Nonlinear free vibrations of a nanocomposite micropipes conveying laminar flow subjected to thermal ambient: Employing invariant manifold approach

This research presents, for the first time, essential insights into the free vibrations of a composite micropipe enriched by means of graphene sheets (a GRC micropipe) conveying laminar flow subjected to a thermal ambient, preparing precious discernment for designers and engineers. The study develops the governing equations in the framework of the Euler–Bernoulli beam theory, the modified couple stress theory (MCST), von-Karman nonlinear relations for strains, and revised Halpin–Tsai relationships.
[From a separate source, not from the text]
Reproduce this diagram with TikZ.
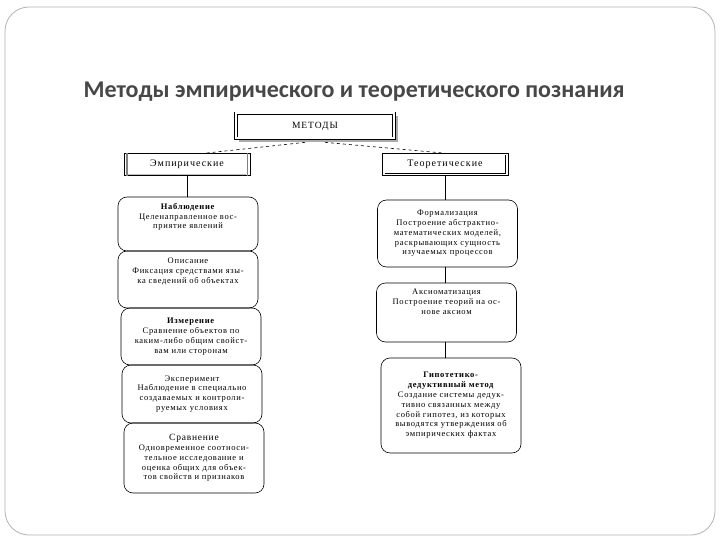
\documentclass[tikz,border=0pt]{standalone}
\usepackage{fontspec}
\setmainfont{Liberation Serif}
\newfontfamily\titlefont{Carlito}
\newfontfamily\boxfont[LetterSpace=8]{Liberation Serif}
\newfontfamily\headfont[LetterSpace=10]{Liberation Serif}
\usetikzlibrary{positioning,calc}

\tikzset{
  headbox/.style={rectangle,draw,double,double distance=2pt,line width=0.7pt,fill=white,minimum width=158pt,minimum height=25pt,
    font=\headfont\fontsize{9.5}{11}\selectfont},
  kindbox/.style={rectangle,draw,line width=0.6pt,fill=white,minimum width=126pt,minimum height=22pt,
    font=\headfont\fontsize{10}{11}\selectfont},
  methodbox/.style={rectangle,draw,line width=0.6pt,rounded corners=9pt,minimum width=140pt,align=center,inner sep=2pt,
    font=\boxfont\fontsize{8.5}{9.8}\selectfont},
  shade/.style={draw,gray!65,line width=2pt},
  link/.style={draw,line width=0.6pt},
  dashlink/.style={draw,dashed,line width=0.6pt}
}

\begin{document}
\begin{tikzpicture}[x=1pt,y=-1pt]
    \useasboundingbox (0,0) rectangle (720,540);
    \draw[gray!60,line width=0.8pt,rounded corners=24pt] (5,7) rectangle (715,535);

    \node[anchor=base west,font=\titlefont\bfseries\fontsize{24}{27}\selectfont,text=black!72] (title) at (80,98) {Методы эмпирического и теоретического познания};

    \node[headbox] (metody) at (315,126) {МЕТОДЫ};
    \draw[shade] ([xshift=2.2pt,yshift=-3pt]metody.north east) -- ([xshift=2.2pt,yshift=-2.2pt]metody.south east) -- ([xshift=3pt,yshift=-2.2pt]metody.south west);

    \node[kindbox] (emp) at (187,164.5) {Эмпирические};
    \node[kindbox] (theo) at (445,164.5) {Теоретические};
    \draw[gray,line width=1.6pt] ([xshift=3pt]emp.north west) -- ([xshift=3pt]emp.south west);
    \draw[gray,line width=1.6pt] ([xshift=-3pt]emp.north east) -- ([xshift=-3pt]emp.south east);
    \draw[gray!50,line width=1pt] ([xshift=4pt,yshift=1.2pt]emp.south west) -- ([xshift=-4pt,yshift=1.2pt]emp.south east);
    \draw[line width=0.6pt] ([xshift=-3pt,yshift=-2pt]theo.north east) -- ([xshift=-3pt,yshift=2.5pt]theo.south east) -- ([xshift=3pt,yshift=2.5pt]theo.south west);

    \path[dashlink] ([xshift=-10pt,yshift=-3.5pt]metody.south) -- ([xshift=18pt]emp.north);
    \path[dashlink] ([xshift=10pt,yshift=-3.5pt]metody.south) -- (theo.north);

    % empirical column
    \node[methodbox,minimum height=54pt] (nabl) at (188,224) {\textbf{Наблюдение}\\Целенаправленное вос-\\приятие явлений\\[6pt]};
    \node[methodbox,minimum height=57pt] (opis) at (188,279.5) {Описание\\Фиксация средствами язы-\\ка сведений об объектах\\[8pt]};
    \node[methodbox,minimum height=57pt] (izm) at (191,336.5) {\textbf{Измерение}\\Сравнение объектов по\\каким-либо общим свойст-\\вам или сторонам};
    \node[methodbox,minimum height=58pt] (eksp) at (192,394) {Эксперимент\\Наблюдение в специально\\создаваемых и контроли-\\руемых условиях};
    \node[methodbox,minimum height=70pt] (srav) at (194,458) {{\fontsize{9.5}{10}\selectfont Сравнение}\\Одновременное соотноси-\\тельное исследование и\\оценка общих для объек-\\тов свойств и признаков};

    % theoretical column
    \node[methodbox,minimum height=67pt] (form) at (447.5,233.5) {Формализация\\Построение абстрактно-\\математических моделей,\\раскрывающих сущность\\изучаемых процессов};
    \node[methodbox,minimum height=59pt] (aks) at (446.5,312.5) {Аксиоматизация\\Построение теорий на ос-\\нове аксиом\\[12pt]};
    \node[methodbox,minimum height=95pt] (gip) at (451,405.5) {\textbf{Гипотетико-}\\\textbf{дедуктивный метод}\\Создание системы дедук-\\тивно связанных между\\собой гипотез, из которых\\выводятся утверждения об\\эмпирических фактах};

    \draw[link] (emp.south) -- (emp.south |- nabl.north);
    \draw[link] (theo.south) -- (theo.south |- form.north);
    \draw[link] (theo.south |- form.south) -- (theo.south |- aks.north);
    \draw[link] (theo.south |- aks.south) -- (theo.south |- gip.north);
\end{tikzpicture}
\end{document}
Taking the advantage of invariant manifold procedure the two-degrees-of-freedom (DOFs) discretized governing equations, coupled gyroscopically, are reduced efficiently to one nonlinear governing equation with inertial nonlinearity that coping with it is considerably simpler. Leveraging the method of multiple scales (MMS) the nonlinear natural frequency, along with the accompanying nonlinearity constant is disclosed. It is underscored that the contribution of layer stacking on the vibrational behavior of GRC micropipes carrying laminar flow is substantially highlighted when the GRC micropipe is subjected to a thermal medium. It is observed that although it is expected to have a larger fundamental linear natural frequency for an FGV GRC micropie, at low temperatures UD GRC micropipe has the largest one for thin micropipes. It is shown that the hardening behavior of the first mode of the GRC micropipe is alleviated regarding the small scale factor while it is intensified regarding the flow profile effect. In sum imposing both factors relieves the first mode hardening behavior.